--- DATA BLOCK ---

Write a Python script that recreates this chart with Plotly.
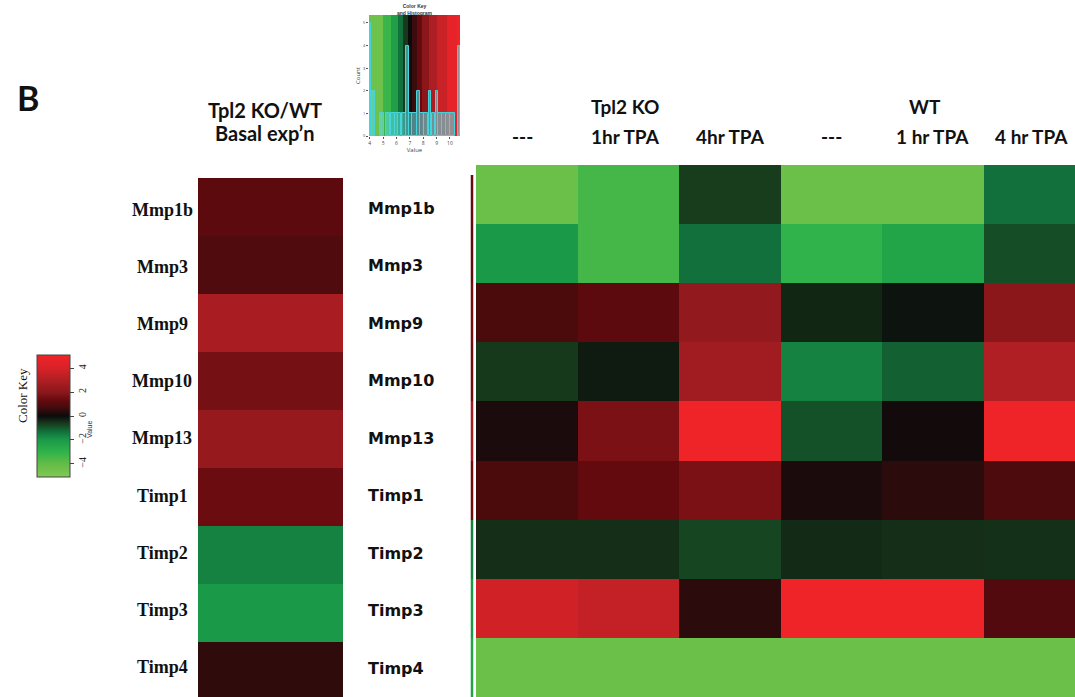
import plotly.graph_objects as go

# ---------------- data ----------------
genes = ["Mmp1b", "Mmp3", "Mmp9", "Mmp10", "Mmp13", "Timp1", "Timp2", "Timp3", "Timp4"]

basal_ratio = [1.15, 0.95, 2.8, 1.6, 2.3, 1.4, -1.6, -2.0, 0.45]

side_strip = [1.3, 1.2, 1.5, 1.4, 2.6, 1.4, -1.6, -2.0, -2.4]

conditions = ["KO ---", "KO 1hr TPA", "KO 4hr TPA", "WT ---", "WT 1 hr TPA", "WT 4 hr TPA"]
tpa_values = [
    [-4.3, -3.4, -0.65, -4.3, -4.3, -1.3],
    [-2.0, -3.4, -1.3, -3.0, -2.4, -0.85],
    [0.85, 1.15, 2.2, -0.35, -0.1, 2.0],
    [-0.6, -0.2, 2.6, -1.6, -1.1, 3.0],
    [0.2, 1.7, 5.0, -0.9, 0.1, 5.0],
    [0.85, 1.25, 1.7, 0.2, 0.4, 0.9],
    [-0.45, -0.45, -0.75, -0.4, -0.45, -0.48],
    [3.8, 3.5, 0.4, 5.0, 5.0, 1.0],
    [-4.3, -4.3, -4.3, -4.3, -4.3, -4.3],
]

# histogram in the top colour key
hist_center = [4.02, 4.25, 4.85, 5.0, 5.35, 5.75, 6.0, 6.25, 6.55, 6.85, 7.05, 7.35,
               7.65, 7.9, 8.2, 8.5, 8.75, 9.02, 9.25, 9.55, 9.85, 10.2, 10.7]
hist_count = [5, 2, 1, 1, 1, 1, 1, 1, 1, 4, 1, 1, 2, 1, 1, 2, 1, 2, 1, 1, 1, 1, 4]
key_band_edges = [3.95, 5.0, 5.6, 6.1, 6.5, 6.85, 7.15, 7.5, 7.9, 8.4, 9.0, 9.8, 10.5, 10.75]
key_band_vals = [-4.4, -3.2, -2.2, -1.3, -0.6, 0.0, 0.6, 1.3, 2.0, 2.9, 3.6, 4.6, 5.0]
key_ticks = [4, 5, 6, 7, 8, 9, 10]
count_ticks = [0, 1, 2, 3, 4, 5]

value_ticks = [-4, -2, 0, 2, 4]

# ---------------- style ----------------
W, H = 1075, 697
CMIN, CMAX = -5.1, 5.1
stops = [(-5.1, "#82c955"), (-4, "#63bc46"), (-3, "#2fb34a"), (-2, "#1a9a48"),
         (-1.3, "#11703c"), (-0.6, "#17391b"), (0, "#0b0b0b"), (0.6, "#3c0b0d"),
         (1.3, "#650a0e"), (2, "#8b171b"), (3, "#b01f24"), (4, "#d82228"), (5.1, "#f02428")]
colorscale = [[(v - CMIN) / (CMAX - CMIN), c] for v, c in stops]
hist_widths = [0.12, 0.3, 0.15, 0.15, 0.3, 0.3, 0.2, 0.25, 0.3, 0.2, 0.2, 0.3,
               0.2, 0.25, 0.3, 0.2, 0.25, 0.15, 0.25, 0.3, 0.3, 0.35, 0.15]


def fx(p):
    return p / W


def fy(p):
    return 1 - p / H


fig = go.Figure()

rows = list(range(len(genes)))

# left heatmap (single column)
fig.add_trace(go.Heatmap(z=[[v] for v in basal_ratio], x=[0], y=rows,
                         coloraxis="coloraxis", xaxis="x", yaxis="y",
                         hovertext=[[g] for g in genes]))
# thin strip
fig.add_trace(go.Heatmap(z=[[v] for v in side_strip], x=[0], y=rows,
                         coloraxis="coloraxis", xaxis="x2", yaxis="y2"))
# right heatmap
fig.add_trace(go.Heatmap(z=tpa_values, x=list(range(len(conditions))), y=rows,
                         coloraxis="coloraxis", xaxis="x3", yaxis="y3"))
# top colour key gradient + histogram
fig.add_trace(go.Heatmap(z=[key_band_vals], x=key_band_edges, y=[0, 5.35],
                         coloraxis="coloraxis", xaxis="x4", yaxis="y4"))
fig.add_trace(go.Bar(x=hist_center, y=hist_count, width=hist_widths,
                     marker=dict(color="rgba(90,215,220,0.6)",
                                 line=dict(color="#45d3dc", width=1)),
                     xaxis="x4", yaxis="y4", showlegend=False))

hidden = dict(visible=False, showgrid=False, zeroline=False)
left_top = 178
row_h_left = 58
right_top = 165
row_h_right = (H - right_top) / 9.0
col_w = 101.5

fig.update_layout(
    width=W, height=H, margin=dict(l=0, r=0, t=0, b=0, autoexpand=False),
    paper_bgcolor="white", plot_bgcolor="white", showlegend=False,
    coloraxis=dict(
        colorscale=colorscale, cmin=CMIN, cmax=CMAX,
        colorbar=dict(x=fx(37), xanchor="left", xpad=0, y=fy(416), yanchor="middle",
                      ypad=0, len=122, lenmode="pixels", thickness=33,
                      thicknessmode="pixels", outlinewidth=1, outlinecolor="#444",
                      tickvals=value_ticks, ticktext=[str(t).replace("-", "−") for t in value_ticks],
                      ticks="outside", ticklen=4, tickcolor="#444", tickangle=-90,
                      tickfont=dict(family="Liberation Serif", size=10, color="#222")),
    ),
    xaxis=dict(domain=[fx(198), fx(343)], range=[-0.5, 0.5], anchor="y", **hidden),
    yaxis=dict(domain=[0, fy(left_top)], range=[-0.5 + (H - left_top) / row_h_left, -0.5],
               anchor="x", **hidden),
    xaxis2=dict(domain=[fx(470.5), fx(473.5)], range=[-0.5, 0.5], anchor="y2", **hidden),
    yaxis2=dict(domain=[0, fy(175)], range=[8.5, -0.5 + (175 - right_top) / row_h_right],
                anchor="x2", **hidden),
    xaxis3=dict(domain=[fx(476), 1], range=[-0.5, -0.5 + (W - 476) / col_w], anchor="y3", **hidden),
    yaxis3=dict(domain=[0, fy(right_top)], range=[8.5, -0.5], anchor="x3", **hidden),
    xaxis4=dict(domain=[fx(369), fx(460)], range=[3.95, 10.75], anchor="y4",
                showgrid=False, zeroline=False,
                tickvals=key_ticks, ticks="outside", ticklen=2, tickcolor="#555",
                tickfont=dict(size=5, color="#444"), showline=False,
                title=dict(text="Value", font=dict(size=6, color="#444"), standoff=1)),
    yaxis4=dict(domain=[fy(136), fy(15)], range=[0, 5.35], anchor="x4",
                showgrid=False, zeroline=False,
                tickvals=count_ticks, ticks="outside", ticklen=2, tickcolor="#555",
                tickfont=dict(size=4, color="#444"),
                title=dict(text="Count", font=dict(size=6, color="#444"), standoff=1)),
    bargap=0,
)

ann = []


def add(text, x, y, size, family, xanchor="center", angle=0, color="#111"):
    ann.append(dict(text=text, x=fx(x), y=fy(y), xref="paper", yref="paper",
                    showarrow=False, xanchor=xanchor, yanchor="middle", textangle=angle,
                    font=dict(size=size, family=family, color=color)))


add("<b>B</b>", 28, 97, 34, "Lato")
add("<b>Tpl2 KO/WT</b>", 265, 110, 20, "Lato")
add("<b>Basal exp’n</b>", 265, 133, 20, "Lato")
add("<b>---</b>", 522, 137, 19, "Lato")
add("<b>Tpl2 KO</b>", 625, 106, 19, "Lato")
add("<b>1hr TPA</b>", 625, 137, 19, "Lato")
add("<b>4hr TPA</b>", 730, 137, 19, "Lato")
add("<b>---</b>", 831, 137, 19, "Lato")
add("<b>WT</b>", 925, 106, 19, "Lato")
add("<b>1 hr TPA</b>", 932, 137, 19, "Lato")
add("<b>4 hr TPA</b>", 1031, 137, 19, "Lato")
add("<b>Color Key<br>and Histogram</b>", 415, 9, 5, "Liberation Sans", color="#333")
add("Color Key", 22, 395, 13, "Liberation Serif", angle=-90)
add("Value", 89, 430, 7, "Liberation Sans", angle=-90, color="#333")

for i, g in enumerate(genes):
    ann.append(dict(text="<b>%s</b>" % g, x=fx(162), y=i, xref="paper", yref="y",
                    yshift=-3 + 0.9 * i, showarrow=False, xanchor="center", yanchor="middle",
                    font=dict(size=18, family="Liberation Serif", color="#111")))
    ann.append(dict(text="<b>%s</b>" % g, x=fx(366), y=i, xref="paper", yref="y",
                    yshift=-1 + 0.5 * i, showarrow=False, xanchor="left", yanchor="middle",
                    font=dict(size=16, family="DejaVu Sans", color="#111")))

fig.update_layout(annotations=ann)
fig.write_html("out.html", config={"displayModeBar": False},
               post_script="document.body.style.margin='0';document.body.style.overflow='hidden';")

---

- EXERCISE REQUIREMENTS -
Write out the lines from the start of the material to the line with "side_strip = [1.3, 1.2, 1.5, 1.4, 2.6, 1.4, -1.6, -2.0, -2.4]", inclusive and exactly. Skip the pictures.

- SOLUTION FOR THIS TASK -
Write a Python script that recreates this chart with Plotly.
import plotly.graph_objects as go

# ---------------- data ----------------
genes = ["Mmp1b", "Mmp3", "Mmp9", "Mmp10", "Mmp13", "Timp1", "Timp2", "Timp3", "Timp4"]

basal_ratio = [1.15, 0.95, 2.8, 1.6, 2.3, 1.4, -1.6, -2.0, 0.45]

side_strip = [1.3, 1.2, 1.5, 1.4, 2.6, 1.4, -1.6, -2.0, -2.4]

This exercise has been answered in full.